Written instruction » Set down the lines that begin at the top of the records and end with the line containing "width=323pt, minimum height=39pt]", and drop every picture.

start

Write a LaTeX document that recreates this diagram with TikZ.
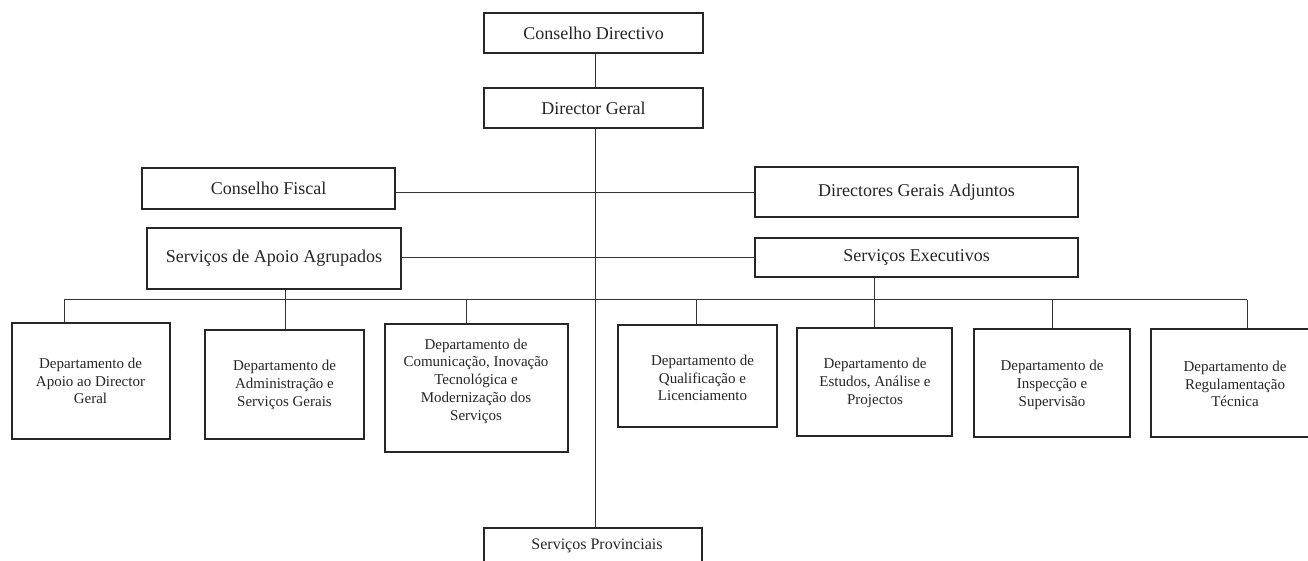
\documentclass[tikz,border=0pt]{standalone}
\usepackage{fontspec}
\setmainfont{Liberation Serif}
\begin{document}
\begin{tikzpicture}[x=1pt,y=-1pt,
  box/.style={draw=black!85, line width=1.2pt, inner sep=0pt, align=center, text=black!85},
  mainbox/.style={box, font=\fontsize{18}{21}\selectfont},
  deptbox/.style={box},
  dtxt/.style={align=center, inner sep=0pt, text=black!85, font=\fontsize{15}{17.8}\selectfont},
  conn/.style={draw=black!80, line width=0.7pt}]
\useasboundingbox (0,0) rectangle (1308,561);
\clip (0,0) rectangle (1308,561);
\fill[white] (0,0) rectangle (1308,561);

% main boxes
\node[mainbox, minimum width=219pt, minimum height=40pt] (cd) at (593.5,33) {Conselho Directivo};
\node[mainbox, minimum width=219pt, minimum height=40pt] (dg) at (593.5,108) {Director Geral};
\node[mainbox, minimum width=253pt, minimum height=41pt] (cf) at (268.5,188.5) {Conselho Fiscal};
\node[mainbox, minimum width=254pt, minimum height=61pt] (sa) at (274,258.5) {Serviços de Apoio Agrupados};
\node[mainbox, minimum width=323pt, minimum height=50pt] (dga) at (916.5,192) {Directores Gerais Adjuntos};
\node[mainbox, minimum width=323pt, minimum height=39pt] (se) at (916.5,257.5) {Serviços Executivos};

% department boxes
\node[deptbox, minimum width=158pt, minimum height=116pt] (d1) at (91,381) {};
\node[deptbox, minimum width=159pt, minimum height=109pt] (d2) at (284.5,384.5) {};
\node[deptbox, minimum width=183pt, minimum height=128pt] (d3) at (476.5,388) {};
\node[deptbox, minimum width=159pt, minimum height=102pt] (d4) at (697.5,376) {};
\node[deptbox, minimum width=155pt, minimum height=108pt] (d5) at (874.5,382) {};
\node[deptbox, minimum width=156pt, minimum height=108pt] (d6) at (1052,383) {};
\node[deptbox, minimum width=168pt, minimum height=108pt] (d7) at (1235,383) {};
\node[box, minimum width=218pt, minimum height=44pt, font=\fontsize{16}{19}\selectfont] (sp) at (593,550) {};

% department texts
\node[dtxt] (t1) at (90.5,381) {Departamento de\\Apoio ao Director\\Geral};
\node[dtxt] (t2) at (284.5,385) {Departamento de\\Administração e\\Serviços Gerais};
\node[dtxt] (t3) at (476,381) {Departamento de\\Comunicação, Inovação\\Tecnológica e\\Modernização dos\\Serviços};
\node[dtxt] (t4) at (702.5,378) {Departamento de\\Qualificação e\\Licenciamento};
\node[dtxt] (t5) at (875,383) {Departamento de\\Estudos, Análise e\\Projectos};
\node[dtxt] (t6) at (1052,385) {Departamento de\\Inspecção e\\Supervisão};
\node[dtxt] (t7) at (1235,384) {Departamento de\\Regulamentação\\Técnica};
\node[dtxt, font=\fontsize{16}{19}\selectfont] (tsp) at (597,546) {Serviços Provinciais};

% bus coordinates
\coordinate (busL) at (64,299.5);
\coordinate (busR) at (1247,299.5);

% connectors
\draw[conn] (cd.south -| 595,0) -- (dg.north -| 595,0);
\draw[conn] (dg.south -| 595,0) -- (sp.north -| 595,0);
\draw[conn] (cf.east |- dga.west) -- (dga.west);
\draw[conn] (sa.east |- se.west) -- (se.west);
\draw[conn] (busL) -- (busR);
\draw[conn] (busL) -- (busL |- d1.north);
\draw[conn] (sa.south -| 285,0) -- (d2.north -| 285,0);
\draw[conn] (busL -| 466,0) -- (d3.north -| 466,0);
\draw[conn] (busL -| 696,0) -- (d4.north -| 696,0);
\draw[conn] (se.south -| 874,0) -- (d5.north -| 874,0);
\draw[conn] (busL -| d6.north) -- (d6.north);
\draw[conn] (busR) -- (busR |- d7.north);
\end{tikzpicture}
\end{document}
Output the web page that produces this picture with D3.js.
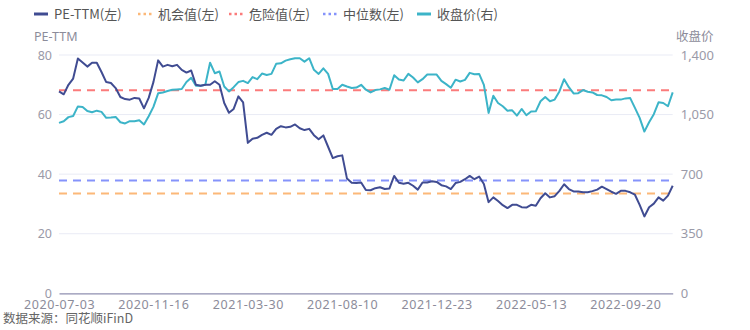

end

Completed task »
Write a LaTeX document that recreates this diagram with TikZ.
\documentclass[tikz,border=0pt]{standalone}
\usepackage{fontspec}
\setmainfont{Liberation Serif}
\begin{document}
\begin{tikzpicture}[x=1pt,y=-1pt,
  box/.style={draw=black!85, line width=1.2pt, inner sep=0pt, align=center, text=black!85},
  mainbox/.style={box, font=\fontsize{18}{21}\selectfont},
  deptbox/.style={box},
  dtxt/.style={align=center, inner sep=0pt, text=black!85, font=\fontsize{15}{17.8}\selectfont},
  conn/.style={draw=black!80, line width=0.7pt}]
\useasboundingbox (0,0) rectangle (1308,561);
\clip (0,0) rectangle (1308,561);
\fill[white] (0,0) rectangle (1308,561);

% main boxes
\node[mainbox, minimum width=219pt, minimum height=40pt] (cd) at (593.5,33) {Conselho Directivo};
\node[mainbox, minimum width=219pt, minimum height=40pt] (dg) at (593.5,108) {Director Geral};
\node[mainbox, minimum width=253pt, minimum height=41pt] (cf) at (268.5,188.5) {Conselho Fiscal};
\node[mainbox, minimum width=254pt, minimum height=61pt] (sa) at (274,258.5) {Serviços de Apoio Agrupados};
\node[mainbox, minimum width=323pt, minimum height=50pt] (dga) at (916.5,192) {Directores Gerais Adjuntos};
\node[mainbox, minimum width=323pt, minimum height=39pt] (se) at (916.5,257.5) {Serviços Executivos};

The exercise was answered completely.